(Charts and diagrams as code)
------------------------------
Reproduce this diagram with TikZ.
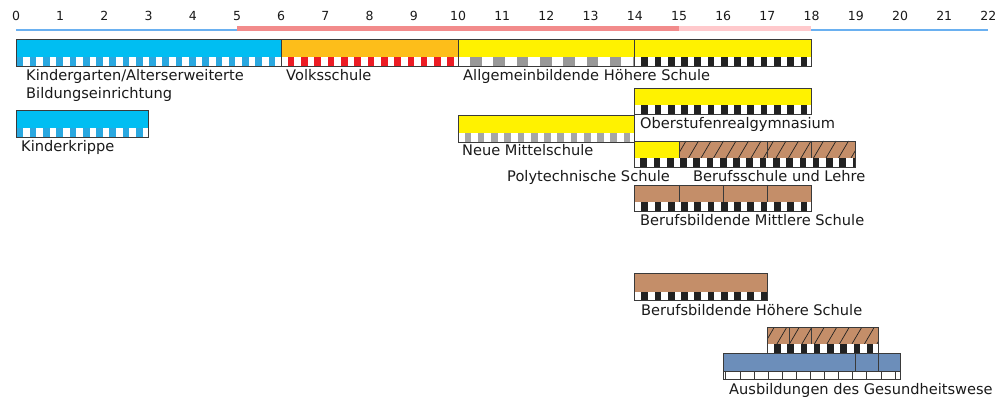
\documentclass[tikz,border=0pt]{standalone}
\usepackage{fontspec}
\setmainfont{DejaVu Sans}
\definecolor{kgblue}{HTML}{00BEF2}
\definecolor{kgsq}{HTML}{2AA8E0}
\definecolor{vsorange}{HTML}{FDBE1A}
\definecolor{vsred}{HTML}{EC1C24}
\definecolor{ylw}{HTML}{FFF200}
\definecolor{gry}{HTML}{999999}
\definecolor{lgry}{HTML}{A6A6A6}
\definecolor{blk}{HTML}{222222}
\definecolor{brn}{HTML}{C48E69}
\definecolor{bgblue}{HTML}{6C8EBA}
\definecolor{bordc}{HTML}{3A3A3A}
\definecolor{axblue}{HTML}{6AB0F0}
\definecolor{axsal}{HTML}{F28B8B}
\definecolor{axpink}{HTML}{FFC9CC}
\definecolor{txt}{HTML}{1A1A1A}
\tikzset{
  bord/.style={draw=bordc, line width=0.8pt},
  divl/.style={draw=bordc, line width=0.8pt},
  hatchl/.style={draw=blk, line width=0.7pt},
  lbl/.style={anchor=base west, inner sep=0pt, font=\fontsize{14.6}{17}\selectfont, text=txt},
  lblr/.style={lbl, anchor=base east},
  num/.style={anchor=center, inner sep=0pt, font=\fontsize{12.5}{14}\selectfont, text=txt},
}
% #1 a0, #2 a1, #3 ytop, #4 ybot, #5 period, #6 offset, #7 colour
\newcommand\sqstrip[7]{%
  \begin{scope}
    \clip ({16+44.2*#1},#3) rectangle ({16+44.2*#2},#4);
    \fill[white] ({16+44.2*#1},#3) rectangle ({16+44.2*#2},#4);
    \foreach \i in {0,...,40} {
      \fill[#7] ({16+44.2*#1+#6+\i*#5},#3) rectangle ++({#5/2},{#4-#3});
    }
  \end{scope}}
% #1 a0, #2 a1, #3 ytop, #4 ybot
\newcommand\hatchfill[4]{%
  \begin{scope}
    \clip ({16+44.2*#1},#3) rectangle ({16+44.2*#2},#4);
    \foreach \i in {0,...,30} {
      \draw[hatchl] ({16+44.2*#1+\i*12.5-3},#4) -- ++(10,{#3-#4});
    }
  \end{scope}}
% #1 a0, #2 a1, #3 ytop, #4 ymid, #5 colour
\newcommand\colpart[5]{%
  \fill[#5] ({16+44.2*#1},#3) rectangle ({16+44.2*#2},#4);}
\newcommand\barframe[4]{%
  \draw[bord] ({16+44.2*#1},#3) rectangle ({16+44.2*#2},#4);}
\newcommand\bardiv[3]{%
  \draw[divl] ({16+44.2*#1},#2) -- ({16+44.2*#1},#3);}
\begin{document}
\begin{tikzpicture}[x=1pt,y=-1pt]
\useasboundingbox (0,0) rectangle (995,403);
\fill[white] (0,0) rectangle (995,403);
% axis
\foreach \k in {0,...,22} {
  \node[num] (n\k) at ({16+44.2*\k},16) {\k};
}
\coordinate (a0) at (16,30);
\coordinate (a5) at (237,30);
\coordinate (a5s) at (237,28.5);
\coordinate (a15s) at (679,28.5);
\coordinate (a18s) at (811,28.5);
\coordinate (a18) at (811,30);
\coordinate (a22) at (988,30);
\draw[axblue, line width=1.5pt] (a0) -- (a5);
\draw[axsal, line width=4.5pt] (a5s) -- (a15s);
\draw[axpink, line width=4.5pt] (a15s) -- (a18s);
\draw[axblue, line width=1.5pt] (a18) -- (a22);

% Kindergarten 0-6
\colpart{0}{6}{39}{57}{kgblue}
\sqstrip{0}{6}{57}{66}{13.26}{0.6}{kgsq}
\barframe{0}{6}{39}{66}
% Volksschule 6-10
\colpart{6}{10}{39}{57}{vsorange}
\sqstrip{6}{10}{57}{66}{13.3}{6.6}{vsred}
\barframe{6}{10}{39}{66}
% AHS lower 10-14
\colpart{10}{14}{39}{57}{ylw}
\sqstrip{10}{14}{57}{66}{23.3}{12}{gry}
\barframe{10}{14}{39}{66}
% AHS upper 14-18
\colpart{14}{18}{39}{57}{ylw}
\sqstrip{14}{18}{57}{66}{13.26}{6.6}{blk}
\barframe{14}{18}{39}{66}
% Kinderkrippe 0-3
\colpart{0}{3}{110}{128}{kgblue}
\sqstrip{0}{3}{128}{137}{13.26}{0.6}{kgsq}
\barframe{0}{3}{110}{137}
% ORG 14-18
\colpart{14}{18}{88}{105}{ylw}
\sqstrip{14}{18}{105}{114}{13.26}{6.6}{blk}
\barframe{14}{18}{88}{114}
% NMS 10-14
\colpart{10}{14}{115}{133}{ylw}
\sqstrip{10}{14}{133}{142}{13.26}{6.6}{lgry}
\barframe{10}{14}{115}{142}
% Poly 14-15 + Berufsschule 15-19
\colpart{14}{15}{141}{158}{ylw}
\colpart{15}{19}{141}{158}{brn}
\hatchfill{15}{19}{141}{158}
\sqstrip{14}{19}{158}{167}{13.26}{5.6}{blk}
\bardiv{15}{141}{158}
\bardiv{17}{141}{158}
\bardiv{18}{141}{158}
\barframe{14}{19}{141}{167}
% BMS 14-18
\colpart{14}{18}{185}{202}{brn}
\sqstrip{14}{18}{202}{211}{13.26}{6.6}{blk}
\bardiv{15}{185}{202}
\bardiv{16}{185}{202}
\bardiv{17}{185}{202}
\barframe{14}{18}{185}{211}
% BHS 14-17
\colpart{14}{17}{273}{292}{brn}
\sqstrip{14}{17}{292}{300}{13.26}{6.6}{blk}
\barframe{14}{17}{273}{300}
% Gesundheit hatched 17-19.5
\colpart{17}{19.5}{327}{344}{brn}
\hatchfill{17}{19.5}{327}{344}
\sqstrip{17}{19.5}{344}{353}{13.26}{6.6}{blk}
\bardiv{17.5}{327}{344}
\bardiv{18}{327}{344}
\barframe{17}{19.5}{327}{353}
% Gesundheit blue 16-20
\colpart{16}{20}{353}{371}{bgblue}
\fill[white] ({16+44.2*16},371) rectangle ({16+44.2*20},379);
\foreach \i in {0,...,12} {
  \draw[divl, line width=0.6pt] ({725.7+\i*14.1},371) -- ({725.7+\i*14.1},379);
}
\draw[divl] ({16+44.2*16},371) -- ({16+44.2*20},371);
\bardiv{19}{353}{371}
\bardiv{19.5}{353}{371}
\barframe{16}{20}{353}{379}

% labels
\node[lbl] (lkg1) at (26,81) {Kindergarten/Alterserweiterte};
\node[lbl] (lkg2) at (26,99) {Bildungseinrichtung};
\node[lbl] (lvs) at (286,81) {Volksschule};
\node[lbl] (lahs) at (463,81) {Allgemeinbildende Höhere Schule};
\node[lbl] (lkk) at (21,152) {Kinderkrippe};
\node[lbl] (lorg) at (640,129) {Oberstufenrealgymnasium};
\node[lbl] (lnms) at (462,156) {Neue Mittelschule};
\node[lblr] (lpoly) at (670,182) {Polytechnische Schule};
\node[lbl] (lbs) at (693,182) {Berufsschule und Lehre};
\node[lbl] (lbms) at (640,226) {Berufsbildende Mittlere Schule};
\node[lbl] (lbhs) at (641,315) {Berufsbildende Höhere Schule};
\node[lbl] (lgh) at (729,394) {Ausbildungen des Gesundheitswese};
\end{tikzpicture}
\end{document}
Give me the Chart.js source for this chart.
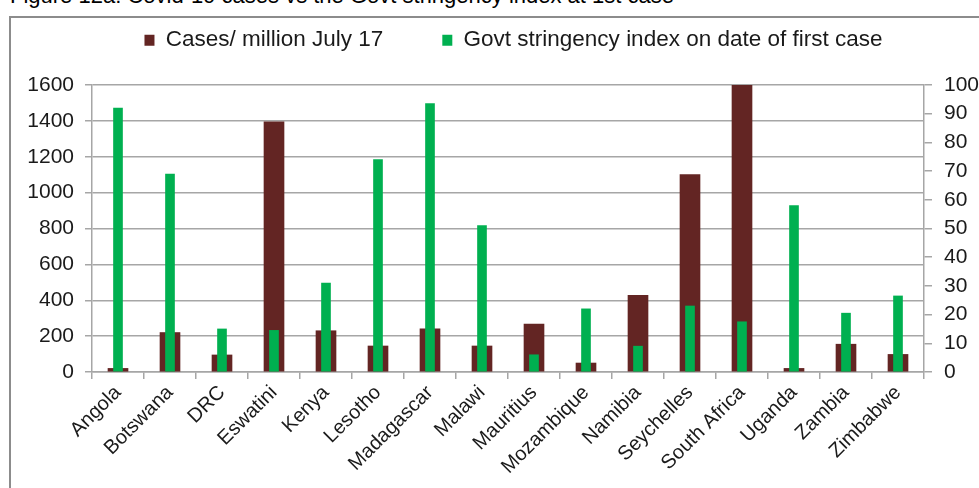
<!DOCTYPE html>
<html>
<head>
<meta charset="utf-8">
<script src="https://cdn.jsdelivr.net/npm/chart.js@4.4.1/dist/chart.umd.min.js"></script>
<style>
  html, body { margin: 0; padding: 0; width: 979px; height: 488px; overflow: hidden; background: #fff; }
  #fig-title { position: absolute; left: 10px; top: -15px; font: 22px "Liberation Sans", Arial, sans-serif; line-height: 22px; color: #000; white-space: nowrap; }
  #frame { position: absolute; left: 9px; top: 16px; width: 1100px; height: 600px; border: 2px solid #8c8c8c; box-sizing: border-box; }
  #chart { position: absolute; left: 0; top: -30px; }
</style>
</head>
<body>
<div id="fig-title">Figure 12a: Covid-19 cases vs the Govt stringency index at 1st case</div>
<div id="frame"></div>
<canvas id="chart" width="1027" height="518"></canvas>
<script>
const countries = ['Angola', 'Botswana', 'DRC', 'Eswatini', 'Kenya', 'Lesotho', 'Madagascar', 'Malawi',
  'Mauritius', 'Mozambique', 'Namibia', 'Seychelles', 'South Africa', 'Uganda', 'Zambia', 'Zimbabwe'];
const casesPerMillion = [20, 220, 95, 1395, 230, 145, 240, 145, 267, 50, 427, 1100, 1600, 20, 155, 98];
const stringencyIndex = [92, 69, 15, 14.5, 31, 74, 93.5, 51, 6, 22, 9, 23, 17.5, 58, 20.5, 26.5];
const casesAxis = { max: 1600, step: 200 };
const indexAxis = { max: 100, step: 10 };

const FONT = '"Liberation Sans", Arial, sans-serif';
const TEXT = '#1a1a1a';
const GRID = '#a6a6a6';

// keep a fixed band above the plot for the legend
const legendBand = {
  id: 'legendBand',
  beforeInit(chart) {
    const fit = chart.legend.fit;
    chart.legend.fit = function () {
      fit.call(this);
      this.height = 115;
    };
  }
};

const plainNumber = value => String(value);

new Chart(document.getElementById('chart'), {
  type: 'bar',
  data: {
    labels: countries,
    datasets: [
      {
        label: 'Cases/ million July 17',
        data: casesPerMillion,
        yAxisID: 'y',
        backgroundColor: '#632523',
        barThickness: 20,
        grouped: false,
        order: 1
      },
      {
        label: 'Govt stringency index on date of first case',
        data: stringencyIndex,
        yAxisID: 'y1',
        backgroundColor: '#00b050',
        barThickness: 9,
        grouped: false,
        order: 0
      }
    ]
  },
  options: {
    responsive: false,
    animation: false,
    layout: { padding: 0 },
    plugins: {
      tooltip: { enabled: false },
      legend: {
        position: 'top',
        labels: {
          font: { family: FONT, size: 22.5 },
          color: TEXT,
          boxWidth: 10,
          boxHeight: 11,
          padding: 59,
          sort: (a, b) => a.datasetIndex - b.datasetIndex
        }
      }
    },
    scales: {
      x: {
        offset: true,
        grid: { offset: true, drawOnChartArea: false, color: GRID, lineWidth: 1.5, tickLength: 7 },
        border: { color: GRID, width: 1.5 },
        ticks: {
          autoSkip: false,
          minRotation: 45,
          maxRotation: 45,
          padding: 2,
          color: TEXT,
          font: { family: FONT, size: 20 }
        },
        afterFit(scale) { scale.height = 116; }
      },
      y: {
        position: 'left',
        min: 0,
        max: casesAxis.max,
        grid: { color: GRID, lineWidth: 1.5, tickLength: 7 },
        border: { color: GRID, width: 1.5 },
        ticks: { stepSize: casesAxis.step, padding: 11, color: TEXT, font: { family: FONT, size: 21 }, callback: plainNumber },
        afterFit(scale) { scale.width = 92; }
      },
      y1: {
        position: 'right',
        min: 0,
        max: indexAxis.max,
        grid: { drawOnChartArea: false, color: GRID, lineWidth: 1.5, tickLength: 8 },
        border: { color: GRID, width: 1.5 },
        ticks: { stepSize: indexAxis.step, padding: 12, color: TEXT, font: { family: FONT, size: 21 }, callback: plainNumber },
        afterFit(scale) { scale.width = 103; }
      }
    }
  },
  plugins: [legendBand]
});
</script>
</body>
</html>
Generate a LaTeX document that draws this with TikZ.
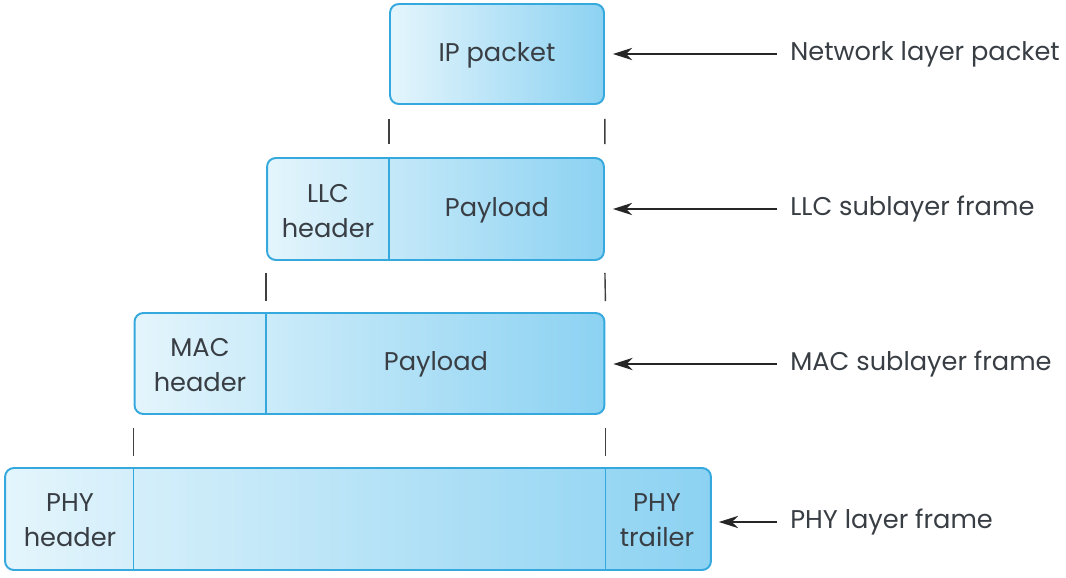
\documentclass[tikz,border=0pt]{standalone}
\usepackage{fontspec}
\setmainfont{Poppins}
\usepackage{xcolor}
\usetikzlibrary{positioning, arrows.meta}

\definecolor{frameline}{HTML}{35A9DD}
\definecolor{lightfill}{HTML}{E4F5FC}
\definecolor{darkfill}{HTML}{8CD2F2}
\definecolor{inktext}{HTML}{383E44}

\begin{document}
\begin{tikzpicture}[
    x=0.02cm, y=-0.02cm,
    every node/.style={font=\fontsize{14.6}{20}\selectfont, text=inktext, align=center},
    frame/.style={rectangle, draw=frameline, line width=1.1pt, rounded corners=5pt, left color=lightfill, right color=darkfill, inner sep=0pt},
    divider/.style={draw=frameline, line width=0.7pt},
    tick/.style={draw=black!75, line width=0.8pt},
    pointer/.style={-{Stealth[length=11pt, width=7pt]}, line width=0.7pt, black!85},
    caption/.style={anchor=west, inner sep=0pt}
]
\useasboundingbox (0,0) rectangle (1066,578);

% frames
\node [frame, minimum width=4.28cm, minimum height=2.00cm] (ip) at (497,54) {};
\node [frame, minimum width=6.74cm, minimum height=2.04cm] (llc) at (435.5,209) {};
\node [frame, minimum width=9.40cm, minimum height=2.02cm] (mac) at (369.5,363.5) {};
\node [frame, minimum width=14.12cm, minimum height=2.04cm] (phy) at (358,519) {};

% field borders
\draw [divider] (ip.south west |- llc.north) -- (ip.south west |- llc.south);
\draw [divider] (llc.south west |- mac.north) -- (llc.south west |- mac.south);
\draw [divider] (mac.south west |- phy.north) -- (mac.south west |- phy.south);
\draw [divider] (mac.south east |- phy.north) -- (mac.south east |- phy.south);

% field texts
\node (iptext) at (497,55) {IP packet};
\node (llchdr) at (328,211) {LLC\\header};
\node (llcpay) at (497,210) {Payload};
\node (machdr) at (200,365) {MAC\\header};
\node (macpay) at (436,364) {Payload};
\node (phyhdr) at (70,520) {PHY\\header};
\node (phytrl) at (657,520) {PHY\\trailer};

% alignment ticks
\draw [tick] ([yshift=-0.28cm]ip.south west) -- ([yshift=0.26cm]llc.north west -| ip.south west);
\draw [tick] ([yshift=-0.28cm]ip.south east) -- ([yshift=0.26cm]llc.north east);
\draw [tick] ([yshift=-0.24cm]llc.south west) -- ([yshift=0.22cm]mac.north west -| llc.south west);
\draw [tick] ([yshift=-0.24cm]llc.south east) -- ([yshift=0.22cm]mac.north east);
\draw [tick] ([yshift=-0.26cm]mac.south west) -- ([yshift=0.22cm]phy.north west -| mac.south west);
\draw [tick] ([yshift=-0.26cm]mac.south east) -- ([yshift=0.22cm]phy.north west -| mac.south east);

% layer captions
\node [caption] (ipcap) at (790,54) {Network layer packet};
\node [caption] (llccap) at (790,209) {LLC sublayer frame};
\node [caption] (maccap) at (790,364) {MAC sublayer frame};
\node [caption] (phycap) at (790,522) {PHY layer frame};

\draw [pointer] ([xshift=-0.26cm]ipcap.west) -- ([xshift=0.16cm]ip.east |- ipcap.west);
\draw [pointer] ([xshift=-0.26cm]llccap.west) -- ([xshift=0.16cm]llc.east |- llccap.west);
\draw [pointer] ([xshift=-0.26cm]maccap.west) -- ([xshift=0.16cm]mac.east |- maccap.west);
\draw [pointer] ([xshift=-0.26cm]phycap.west) -- ([xshift=0.14cm]phy.east |- phycap.west);

\end{tikzpicture}
\end{document}
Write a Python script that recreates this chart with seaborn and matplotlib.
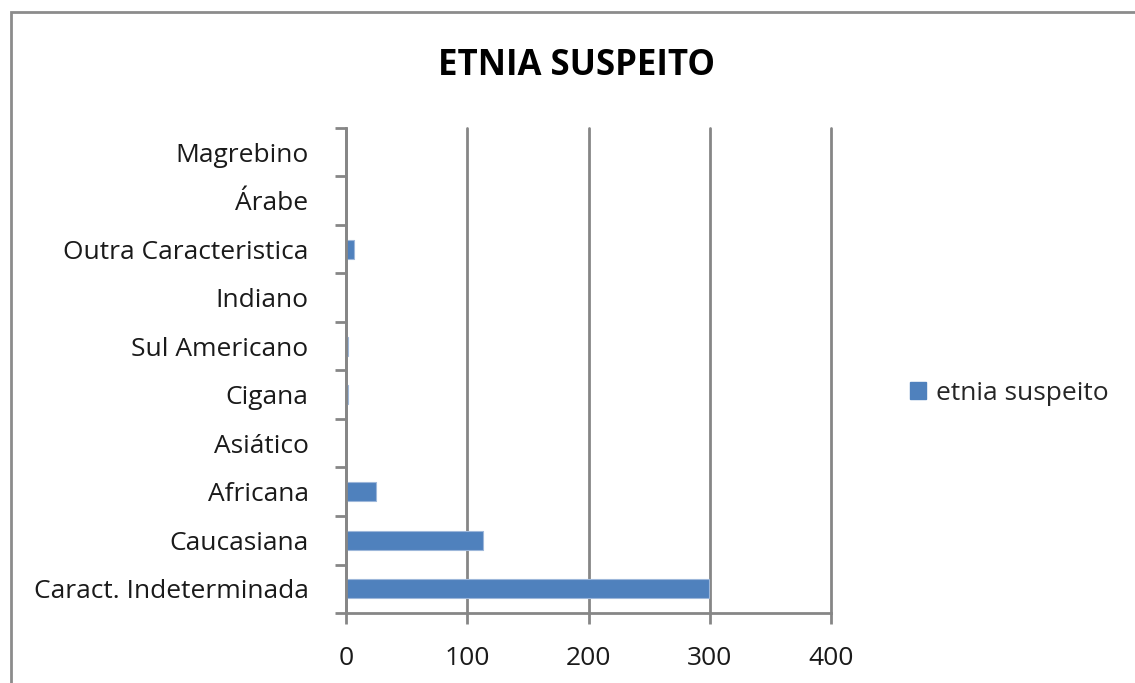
import matplotlib
matplotlib.use("Agg")
import matplotlib.pyplot as plt
import matplotlib.patches as mpatches
import numpy as np
import pandas as pd
import seaborn as sns

# data (top to bottom)
categories = ["Magrebino", "Árabe", "Outra Caracteristica", "Indiano",
              "Sul Americano", "Cigana", "Asiático", "Africana",
              "Caucasiana", "Caract. Indeterminada"]
values = [0, 0, 7, 0, 2, 2, 0, 25, 113, 299]
series_name = "etnia suspeito"

df = pd.DataFrame({"categoria": categories, "valor": values})

sns.set_style("white")
plt.rcParams["font.family"] = ["Open Sans", "DejaVu Sans"]

bar_color = "#4F81BD"
grid_color = "#868686"

fig = plt.figure(figsize=(11.35, 6.83), dpi=100)
ax = fig.add_axes([346 / 1135, 1 - 613 / 683, (831 - 346) / 1135, (613 - 128) / 683])

sns.barplot(data=df, y="categoria", x="valor", color=bar_color,
            width=0.4, ax=ax, saturation=1, order=categories,
            edgecolor="#9DB7DA", linewidth=0.8)

ax.set_xlim(0, 400)
ax.set_ylim(len(categories) - 0.5, -0.5)
ax.set_xticks([0, 100, 200, 300, 400])
ax.set_xlabel("")
ax.set_ylabel("")

# gridlines
ax.xaxis.grid(True, color=grid_color, linewidth=2)
for gl in ax.get_xgridlines():
    gl.set_clip_on(False)
ax.set_axisbelow(True)

for s in ["top", "right"]:
    ax.spines[s].set_visible(False)
for s in ["left", "bottom"]:
    ax.spines[s].set_color(grid_color)
    ax.spines[s].set_linewidth(2)

# y ticks between categories, labels centred
ax.set_yticks(np.arange(-0.5, len(categories), 1), minor=True)
ax.tick_params(axis="y", which="both", left=True)
ax.tick_params(axis="x", which="major", bottom=True)
ax.tick_params(axis="y", which="major", length=0, pad=27, labelsize=19)
ax.tick_params(axis="y", which="minor", length=8, width=2, color=grid_color, direction="out")
ax.tick_params(axis="x", which="major", length=8, width=2, color=grid_color,
               direction="out", pad=16, labelsize=19)
for lab in ax.get_yticklabels() + ax.get_xticklabels():
    lab.set_color("#1a1a1a")

fig.text(576 / 1135, 1 - 66 / 683, "ETNIA SUSPEITO", ha="center", va="center",
         fontsize=25, fontweight="bold", color="black")

handle = mpatches.Patch(color=bar_color, label=series_name)
fig.legend(handles=[handle], loc="center left", bbox_to_anchor=(886 / 1135, 1 - 393 / 683),
           frameon=False, fontsize=19, handlelength=0.6, handleheight=0.6,
           handletextpad=0.4)

# outer chart border
fig.add_artist(mpatches.Rectangle((11 / 1135, -0.1), 1.2, 1 - 12 / 683 + 0.1,
                                  transform=fig.transFigure, fill=False,
                                  edgecolor="#8c8c8c", linewidth=2))

fig.savefig("out.png", dpi=100)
------------------------------
(What is being asked): Write out exactly the lines from the one that has "Write a Python" down to the one that has "import seaborn as sns", including both. Pictures stay out of the copy.

(Reply):
Write a Python script that recreates this chart with seaborn and matplotlib.
import matplotlib
matplotlib.use("Agg")
import matplotlib.pyplot as plt
import matplotlib.patches as mpatches
import numpy as np
import pandas as pd
import seaborn as sns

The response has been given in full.